Quite the opposite, John ... 'Rein's Dense Jade' is very easy plant to grow. To answer your question, it would help to know where you live. What size was it when you planted it? Is it getting enough water? ... enough sun?? It's also possible that there are root issues, i.e. girdling roots / planted too deep ...

John st. Cyr

I live in southeast Massachusetts. It was about five and one half feet when it was planted. It is in full sun. It gets enough water. I use a long moisture prob to test. I was very careful in planting with help from my son who is a retired arborist. The sub soil is hard pan about a 18 inches down. I have planted several other small trees and shrubs without any problem. I have photos of the problem areas.

John st. Cyr

Adding to my last comments - I have not fertilized. Should I do so with Hollytone? Is it too late in the season?

David Olszyk

no need to ever fertilize a tree that's planted in the ground ... 5.5 feet tall is a pretty big plant for transplanting. Something that size could take several years to establish. I also think that MA may be borderline hardiness for this species. Have you seen sub-zero temps since it's been in the ground?

John st. Cyr

We have not had sub-zero temperatures since planting. I bought it from a reputable nursery and confirmed that it is appropriate for our hardiness zone. I noticed the problem in the spring and it has spread. In the winter, I placed four long fence posts around the tree and used i inch wide plastic ribbon to support the branches.

David Olszyk

John said, "I placed four long fence posts around the tree and used i inch wide plastic ribbon to support the branches."
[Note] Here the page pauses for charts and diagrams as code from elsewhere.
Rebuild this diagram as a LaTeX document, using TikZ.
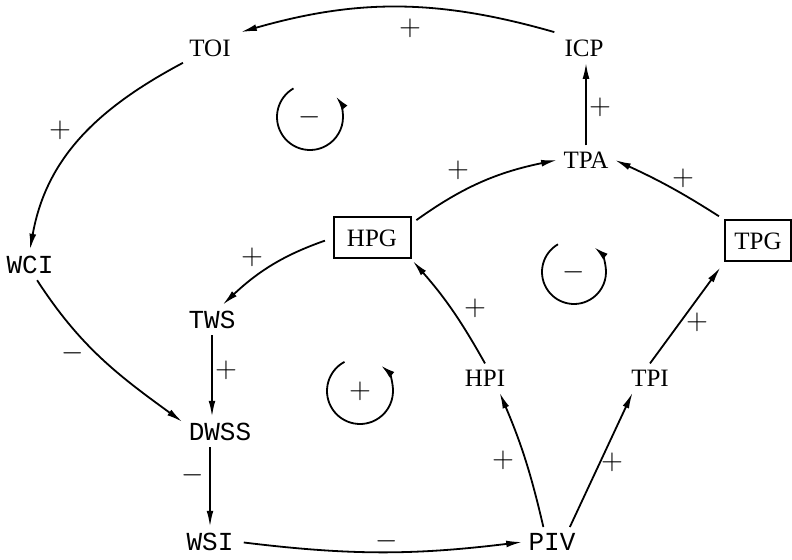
\documentclass[tikz,border=0pt]{standalone}
\usepackage{fontspec}
\setmainfont{Liberation Serif}
\newfontfamily\courfont{Liberation Mono}
\usetikzlibrary{arrows.meta}
\begin{document}
\begin{tikzpicture}[x=0.5pt,y=0.5pt,
  tvar/.style={font=\fontsize{12.5}{13}\selectfont, inner sep=3pt},
  cvar/.style={font=\courfont\fontsize{13}{13}\selectfont, inner sep=3pt},
  gbox/.style={draw, line width=1pt, inner sep=0pt, minimum height=20.5pt, font=\fontsize{12.5}{13}\selectfont},
  link/.style={line width=0.9pt, -{Latex[length=8pt,width=3.4pt]}},
  sgn/.style={font=\fontsize{14}{14}\selectfont, inner sep=0pt},
  loopline/.style={line width=0.9pt, -{Latex[length=7pt,width=3.6pt]}}]
\useasboundingbox (0,0) rectangle (792,-560);
% variables
\node[tvar] (TOI) at (210,-48) {TOI};
\node[tvar] (ICP) at (584,-48) {ICP};
\node[tvar] (TPA) at (586,-160) {TPA};
\node[gbox, minimum width=38.5pt] (HPG) at (372,-238) {HPG};
\node[gbox, minimum width=33pt] (TPG) at (758,-241) {TPG};
\node[cvar] (WCI) at (30,-265) {WCI};
\node[cvar] (TWS) at (212,-320) {TWS};
\node[cvar] (DWSS) at (220,-432) {DWSS};
\node[cvar] (WSI) at (210,-542) {WSI};
\node[cvar] (PIV) at (552,-542) {PIV};
\node[tvar] (HPI) at (485,-378) {HPI};
\node[tvar] (TPI) at (650,-378) {TPI};
% connectors
\draw[link, shorten <=2pt, shorten >=2pt] (ICP.north west) to[bend right=16] (TOI.north east);
\draw[link] (TOI.south west) to[out=208,in=80] (WCI.north);
\draw[link] (WCI.-65) to[out=-57,in=144] (DWSS.165);
\draw[link] (TWS.south) -- (TWS.south |- DWSS.north);
\draw[link] (WSI.north |- DWSS.south) -- (WSI.north);
\draw[link, shorten <=2pt] (WSI.east) to[bend right=7] (PIV.west);
\draw[link] (PIV.120) to[bend right=5] (HPI.-45);
\draw[link] (PIV.40) -- (TPI.-140);
\draw[link, shorten >=1pt] (HPI.north) to[bend right=6] (HPG.south east);
\draw[link, shorten >=3pt] (TPI.north) -- (TPG.south west);
\draw[link, shorten <=4pt] (HPG.west) to[bend right=12] (TWS.55);
\draw[link, shorten <=3pt] (HPG.20) to[bend left=12] (TPA.west);
\draw[link, shorten <=3pt] (TPG.north west) to[bend right=4] (TPA.east);
\draw[link] (TPA.north) -- (TPA.north |- ICP.south);
% signs
\node[sgn] (s1) at (410,-28) {$+$};
\node[sgn] (s2) at (60,-130) {$+$};
\node[sgn] (s3) at (73,-353) {$-$};
\node[sgn] (s4) at (226,-370) {$+$};
\node[sgn] (s5) at (193,-475) {$-$};
\node[sgn] (s6) at (387,-541) {$-$};
\node[sgn] (s7) at (503,-460) {$+$};
\node[sgn] (s8) at (612,-462) {$+$};
\node[sgn] (s9) at (475,-308) {$+$};
\node[sgn] (s10) at (697,-322) {$+$};
\node[sgn] (s11) at (252,-257) {$+$};
\node[sgn] (s12) at (458,-170) {$+$};
\node[sgn] (s13) at (683,-178) {$+$};
\node[sgn] (s14) at (600,-107) {$+$};
% loop symbols
\node[sgn] (L1) at (310,-117) {$-$};
\node[sgn] (L2) at (574,-272) {$-$};
\node[sgn] (L3) at (360,-391) {$+$};
\draw[loopline] ([shift={(120:16.5pt)}]L1.center) arc[start angle=120, end angle=398, radius=16.5pt];
\draw[loopline] ([shift={(120:16pt)}]L2.center) arc[start angle=120, end angle=410, radius=16pt];
\draw[loopline] ([shift={(118:16.5pt)}]L3.center) arc[start angle=118, end angle=410, radius=16.5pt];
\end{tikzpicture}
\end{document}
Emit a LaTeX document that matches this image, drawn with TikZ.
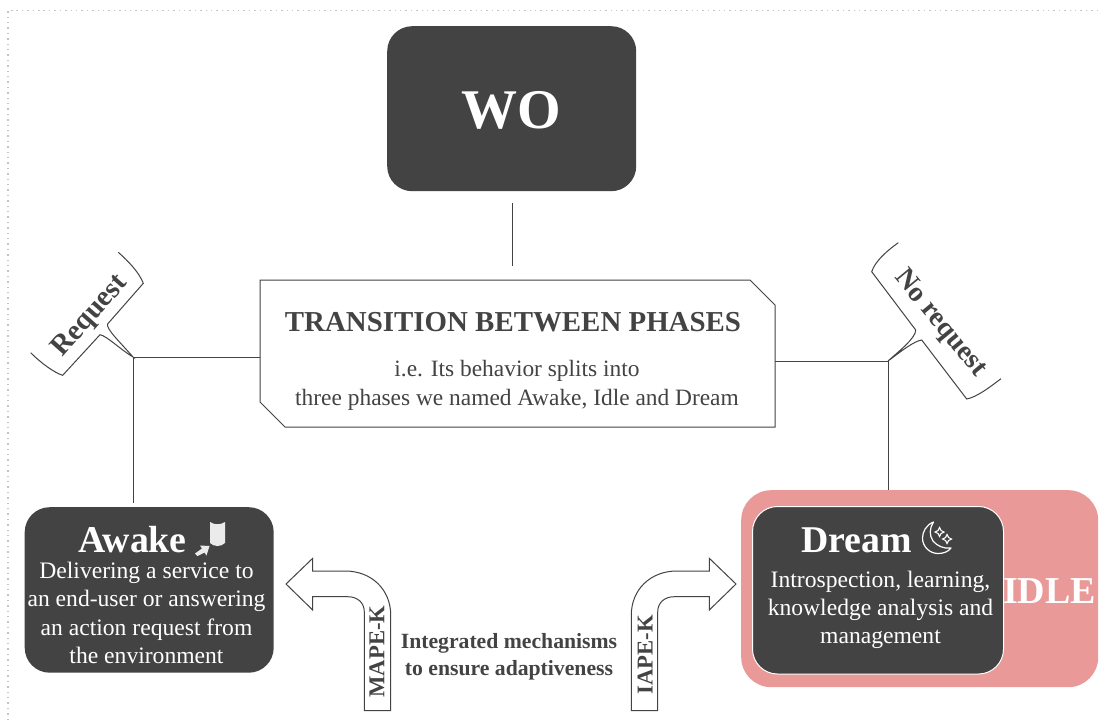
\documentclass[tikz,border=0pt]{standalone}
\usepackage{fontspec}
\setmainfont{Liberation Serif}
\definecolor{darkfill}{HTML}{434343}
\definecolor{idlepink}{HTML}{EA9999}
\definecolor{dotgray}{HTML}{C4C4C4}
\tikzset{
  linkline/.style={draw=darkfill,line width=1pt},
  calloutline/.style={draw=darkfill,line width=1pt,fill=none},
  darkpanel/.style={fill=darkfill,draw=none,rounded corners=25pt,inner sep=0pt,anchor=north west},
  lab/.style={text=darkfill,font=\bfseries,inner sep=0pt,align=center},
  whitetext/.style={text=white,inner sep=0pt,align=center},
}
\begin{document}
\begin{tikzpicture}[x=1pt,y=-1pt]
\useasboundingbox (0,0) rectangle (1102,720);
\fill[white] (0,0) rectangle (1102,720);
% dotted frame
\draw[dotgray,line width=1.5pt,dash pattern=on 1.5pt off 3.9pt] (8,720) -- (8,10.3) -- (1102,10.3);
% boxes
\node[darkpanel,minimum width=249pt,minimum height=165pt] (wo) at (387,26) {};
\node[whitetext,font=\bfseries\fontsize{56}{60}\selectfont] (wot) at (511.5,110) {WO};
\draw[linkline,fill=white,line join=miter] (260,280) -- (750,280) -- (775,305) -- (775,427) -- (285,427) -- (260,402) -- cycle;
\node[lab,font=\bfseries\fontsize{28.9}{30}\selectfont] (tt) at (513,322.5) {TRANSITION BETWEEN PHASES};
\node[text=darkfill,inner sep=0pt,align=center,font=\fontsize{23.4}{28.5}\selectfont] (tb) at (517,385.5) {i.e. Its behavior splits into\\three phases we named Awake, Idle and Dream};
% connectors
\coordinate (woB) at (512,203);
\coordinate (transT) at (512,266);
\draw[linkline] (woB) -- (transT);
\coordinate (lj) at (133,357);
\coordinate (rj) at (888,361);
\coordinate (tl) at (260,357);
\coordinate (tr) at (775,361);
\coordinate (aT) at (133,503);
\coordinate (iT) at (888,490);
\draw[linkline] (tl) -- (lj) -- (aT);
\draw[linkline] (tr) -- (rj) -- (iT);
% callouts
\draw[calloutline] (118.3,252.3) .. controls (128,261) and (139,272) .. (143.3,283.3)
  -- (107.6,324) .. controls (106,329) and (120,342) .. (lj)
  .. controls (121,350) and (107,336) .. (100,334.7) -- (62.7,375.3)
  .. controls (55,373) and (42,364) .. (30.7,352.7);
\draw[calloutline] (898.3,242.7) .. controls (888,250) and (875,261) .. (871.7,271.7)
  -- (915.7,330) .. controls (916,338) and (898,352) .. (rj)
  .. controls (900,352) and (914,341) .. (921.7,340) -- (966.7,399)
  .. controls (977,397) and (990,387) .. (1001,378.7);
\node[lab,font=\bfseries\fontsize{28.8}{30}\selectfont,rotate=48.5] (req) at (90.5,316.5) {Request};
\node[lab,font=\bfseries\fontsize{28}{30}\selectfont,rotate=-50.5] (noreq) at (940,323.5) {No request};
% awake
\node[darkpanel,minimum width=249pt,minimum height=165.5pt] (awake) at (24.5,507) {};
\node[whitetext,font=\bfseries\fontsize{37.8}{40}\selectfont] (awt) at (132.5,540) {Awake};
\node[whitetext,font=\fontsize{23.6}{28.5}\selectfont] (awb) at (146.5,613) {Delivering a service to\\an end-user or answering\\an action request from\\the environment};
\fill[white!92!black] (210,522) .. controls (214,525) and (221,525) .. (225,522) -- (225,543) .. controls (221,547) and (214,547) .. (210,543) -- cycle;
\fill[white!92!black] (195,553.5) -- (197.5,556) -- (204.5,552.5) -- (206.5,555.5) -- (209.5,546) -- (200,545.5) -- (202,548.5) -- cycle;
% idle
\node[fill=idlepink,draw=none,rounded corners=30pt,minimum width=357pt,minimum height=197pt,inner sep=0pt,anchor=north west] (idle) at (741,490) {};
\node[darkpanel,draw=white,line width=1pt,minimum width=251pt,minimum height=167.5pt] (dream) at (752,506) {};
\node[whitetext,font=\bfseries\fontsize{38}{40}\selectfont,anchor=base west] (idlet) at (1003,603) {IDLE};
\node[whitetext,font=\bfseries\fontsize{37.8}{40}\selectfont] (dt) at (856.5,540) {Dream};
\node[whitetext,font=\fontsize{23.6}{28}\selectfont] (db) at (880.5,610) {Introspection, learning,\\knowledge analysis and\\management};
% moon icon
\draw[white,line width=1.2pt,line join=round] (933.5,522) .. controls (926,525) and (922.5,532) .. (922.5,538) .. controls (922.5,547) and (930,553.5) .. (938,553.5) .. controls (943,553.5) and (948,552) .. (951,548) .. controls (944,549) and (937,546) .. (933,541) .. controls (929,535) and (929.5,528) .. (933.5,522) -- cycle;
\draw[white,line width=1.1pt] (939.5,527.5) -- (941,530.5) -- (944,532) -- (941,533.5) -- (939.5,536.5) -- (938,533.5) -- (935,532) -- (938,530.5) -- cycle;
\draw[white,line width=1.1pt] (947,534.5) -- (948.5,537.5) -- (951.5,539) -- (948.5,540.5) -- (947,543.5) -- (945.5,540.5) -- (942.5,539) -- (945.5,537.5) -- cycle;
% arrows
\draw[linkline,fill=white,line join=miter] (286,584) -- (312.7,558.3) -- (312.7,571) -- (345,571) .. controls (372,571) and (390.7,590) .. (390.7,615) -- (390.7,710.7) -- (364.3,710.7) -- (364.3,612) .. controls (364.3,603) and (358,596.7) .. (347.7,596.7) -- (312.7,596.7) -- (312.7,610) -- cycle;
\draw[linkline,fill=white,line join=miter] (736,584) -- (709.3,558.3) -- (709.3,571) -- (677,571) .. controls (650,571) and (631.3,590) .. (631.3,615) -- (631.3,710.7) -- (657.7,710.7) -- (657.7,612) .. controls (657.7,603) and (664,596.7) .. (674.3,596.7) -- (709.3,596.7) -- (709.3,610) -- cycle;
\node[lab,font=\bfseries\fontsize{22.7}{24}\selectfont,rotate=90] (mape) at (377,651.5) {MAPE-K};
\node[lab,font=\bfseries\fontsize{22.7}{24}\selectfont,rotate=90] (iape) at (645,655) {IAPE-K};
\node[lab,font=\bfseries\fontsize{21.7}{26.5}\selectfont] (integ) at (509,657) {Integrated mechanisms\\to ensure adaptiveness};
\end{tikzpicture}
\end{document}
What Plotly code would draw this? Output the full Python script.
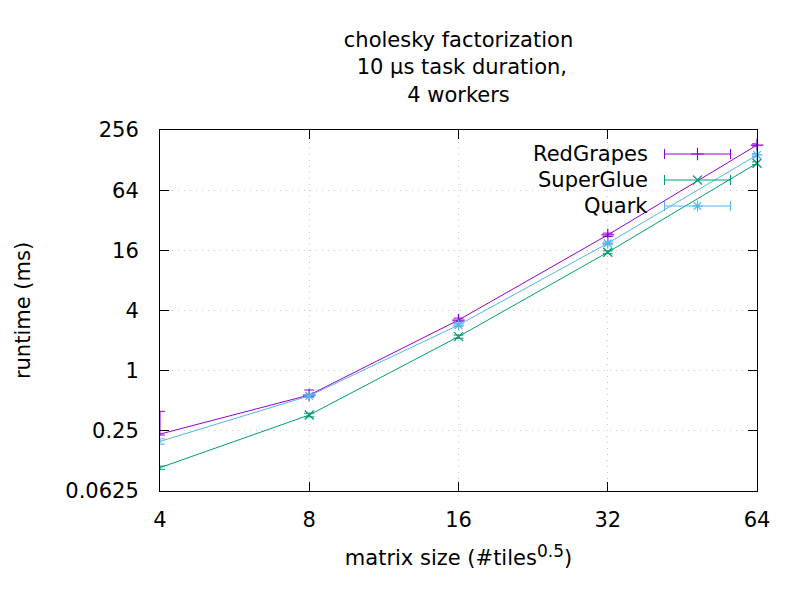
import plotly.graph_objects as go

# ---- data ----
matrix_size = [4, 8, 16, 32, 64]
redgrapes = [0.232, 0.57, 3.21, 22.8, 181]
redgrapes_err_plus = [0.16, 0.07, 0.15, 1.0, 5]
redgrapes_err_minus = [0.005, 0.02, 0.10, 0.8, 4]
superglue = [0.107, 0.36, 2.19, 15.3, 119]
superglue_err = [0.004, 0.015, 0.08, 0.5, 4]
quark = [0.196, 0.56, 2.86, 18.8, 144]
quark_err = [0.012, 0.02, 0.10, 0.6, 5]

x_ticks = [4, 8, 16, 32, 64]
x_ticktext = ["4", "8", "16", "32", "64"]
y_ticks = [0.0625, 0.25, 1, 4, 16, 64, 256]
y_ticktext = ["0.0625", "0.25", "1", "4", "16", "64", "256"]

series_names = ["RedGrapes", "SuperGlue", "Quark"]
colors = ["#9400d3", "#009e73", "#56b4e9"]
symbols = ["cross-thin", "x-thin", "asterisk-open"]

FONT = "DejaVu Sans"
FS = 21

fig = go.Figure()

def add_series(name, y, eplus, eminus, color, symbol):
    fig.add_trace(go.Scatter(
        x=matrix_size, y=y, name=name, mode="lines+markers",
        line=dict(color=color, width=1),
        marker=dict(symbol=symbol, size=9, color=color,
                    line=dict(color=color, width=1.3)),
        error_y=dict(type="data", symmetric=False, array=eplus, arrayminus=eminus,
                     color=color, thickness=1, width=5),
        cliponaxis=False, showlegend=False,
    ))

add_series(series_names[0], redgrapes, redgrapes_err_plus, redgrapes_err_minus, colors[0], symbols[0])
add_series(series_names[1], superglue, superglue_err, superglue_err, colors[1], symbols[1])
add_series(series_names[2], quark, quark_err, quark_err, colors[2], symbols[2])

# ---- gnuplot-style key (text left, sample right) on an overlay pixel axis ----
key_rows = [154, 180, 206]
key_x_center = 697.5
key_half = 33
for name, color, symbol, yrow in zip(series_names, colors, symbols, key_rows):
    fig.add_trace(go.Scatter(
        x=[key_x_center], y=[yrow], xaxis="x2", yaxis="y2", mode="markers",
        marker=dict(symbol=symbol, size=9, color=color, line=dict(color=color, width=1.2)),
        error_x=dict(type="data", array=[key_half], color=color, thickness=1, width=5),
        showlegend=False, hoverinfo="skip", cliponaxis=False,
    ))
    fig.add_annotation(x=650, y=yrow, xref="x2", yref="y2", text=name,
                       showarrow=False, xanchor="right", yanchor="middle",
                       font=dict(family=FONT, size=FS, color="black"))

axis_common = dict(
    showline=True, linecolor="black", linewidth=1, mirror="ticks",
    ticks="inside", ticklen=9, tickcolor="black", tickwidth=1,
    showgrid=True, gridcolor="#c8c8c8", griddash="1px,5px", gridwidth=1,
    zeroline=False, tickfont=dict(family=FONT, size=FS, color="black"),
)

fig.update_layout(
    width=800, height=600,
    margin=dict(l=152, r=51, t=122, b=117),
    paper_bgcolor="white", plot_bgcolor="white",
    font=dict(family=FONT, size=FS, color="black"),
    title=dict(text="cholesky factorization<br> 10 µs task duration,<br>4 workers",
               x=0.5, xanchor="center", xref="paper",
               y=0.935, yanchor="top", yref="container",
               font=dict(family=FONT, size=FS, color="black")),
    xaxis=dict(type="log", range=[0.60206, 1.80618], tickvals=x_ticks, ticktext=x_ticktext,
               title=dict(text="matrix size (#tiles<sup><span style='font-size:17px'>0.5</span></sup>)",
                          standoff=19, font=dict(family=FONT, size=FS)),
               ticklabelstandoff=10, **axis_common),
    yaxis=dict(type="log", range=[-1.20412, 2.40824], tickvals=y_ticks, ticktext=y_ticktext,
               title=dict(text="runtime (ms)", standoff=28, font=dict(family=FONT, size=FS)),
               ticklabelstandoff=16, **axis_common),
    xaxis2=dict(overlaying="x", range=[160, 757], visible=False, fixedrange=True),
    yaxis2=dict(overlaying="y", range=[491, 130], visible=False, fixedrange=True),
)

fig.write_html("out.html")
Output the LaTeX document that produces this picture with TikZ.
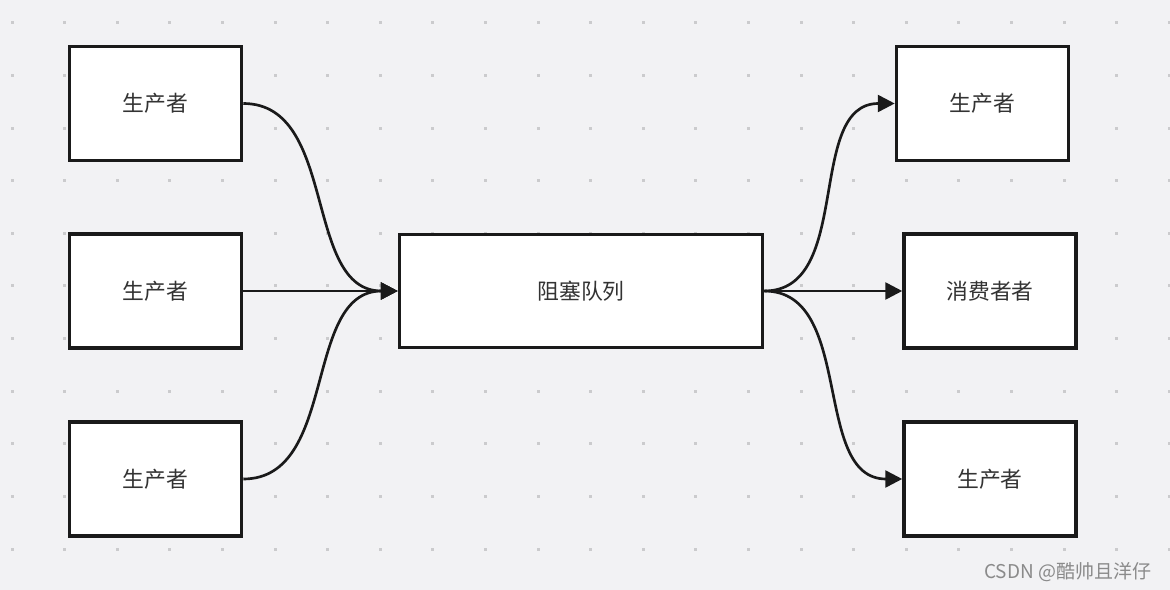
\documentclass[tikz,border=0pt]{standalone}
\usepackage{fontspec}
\setmainfont{Noto Sans CJK SC}
\usepackage{tikz}
\usetikzlibrary{arrows.meta}
\definecolor{bg}{HTML}{F2F2F4}
\definecolor{dot}{HTML}{CBCBCD}
\definecolor{ink}{HTML}{1A1A1A}
\definecolor{txt}{HTML}{333333}
\definecolor{mark}{HTML}{8A8A8A}

\begin{document}
\begin{tikzpicture}[x=0.025cm,y=-0.025cm,
  box/.style={draw=ink,fill=white,line width=2.5pt,minimum width=4.3cm,minimum height=2.85cm,
    text=txt,font=\fontsize{15.5}{18}\selectfont},
  link/.style={draw=ink,line width=1.9pt,-{Triangle[length=12pt,width=12pt]}}]
\fill[bg] (0, 0) rectangle (1170, 590);
\useasboundingbox (0, 0) rectangle (1170, 590);
\foreach \i in {0,...,22}
  \foreach \j in {0,...,10}
    \fill[dot] ({12+52.6*\i-1.5}, {23+52.6*\j-1.5}) rectangle +(3, 3);
\node[box] (p1) at (155.5, 103.5) {生产者};
\node[box] (p2) at (155.5, 291) {生产者};
\node[box] (p3) at (155.5, 479) {生产者};
\node[box,minimum width=9.075cm,minimum height=2.825cm] (q) at (581, 291) {阻塞队列};
\node[box] (c1) at (982.5, 103.5) {生产者};
\node[box] (c2) at (990, 291) {消费者者};
\node[box] (c3) at (990, 479) {生产者};
\draw [link] (p1.east) to[out=0,in=180] (q.west);
\draw [link] (p2.east) -- (q.west);
\draw [link] (p3.east) to[out=0,in=180] (q.west);
\draw [link] (q.east) to[out=0,in=180] (c1.west);
\draw [link] (q.east) -- (c2.west);
\draw [link] (q.east) to[out=0,in=180] (c3.west);
\node[anchor=east,text=mark,font=\fontsize{13.5}{15}\selectfont] (wm) at (1156, 572) {CSDN @酷帅且洋仔};
\end{tikzpicture}
\end{document}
Why?? That's a very concerning statement. Sounds like the roots never turned on. A lot of times it takes a dead tree 3-4 years before it actually looks dead.

John st. Cyr

Sorry I did not make myself clear. That arrangement was for last winter to protect against snow damage. Does your last comment mean that you think the tree is dying?

David Olszyk

Your tree could already be dead, but there's no way I can know for sure through an online conversation.

John st. Cyr

I took a photo of the area in question to a local arborist employed by a nursery which seems such trees. After examining it closely, he indicated that the area of concern is actually new growth. Thank you for your many replies. I realize that you could not make an accurate assessment by email communication.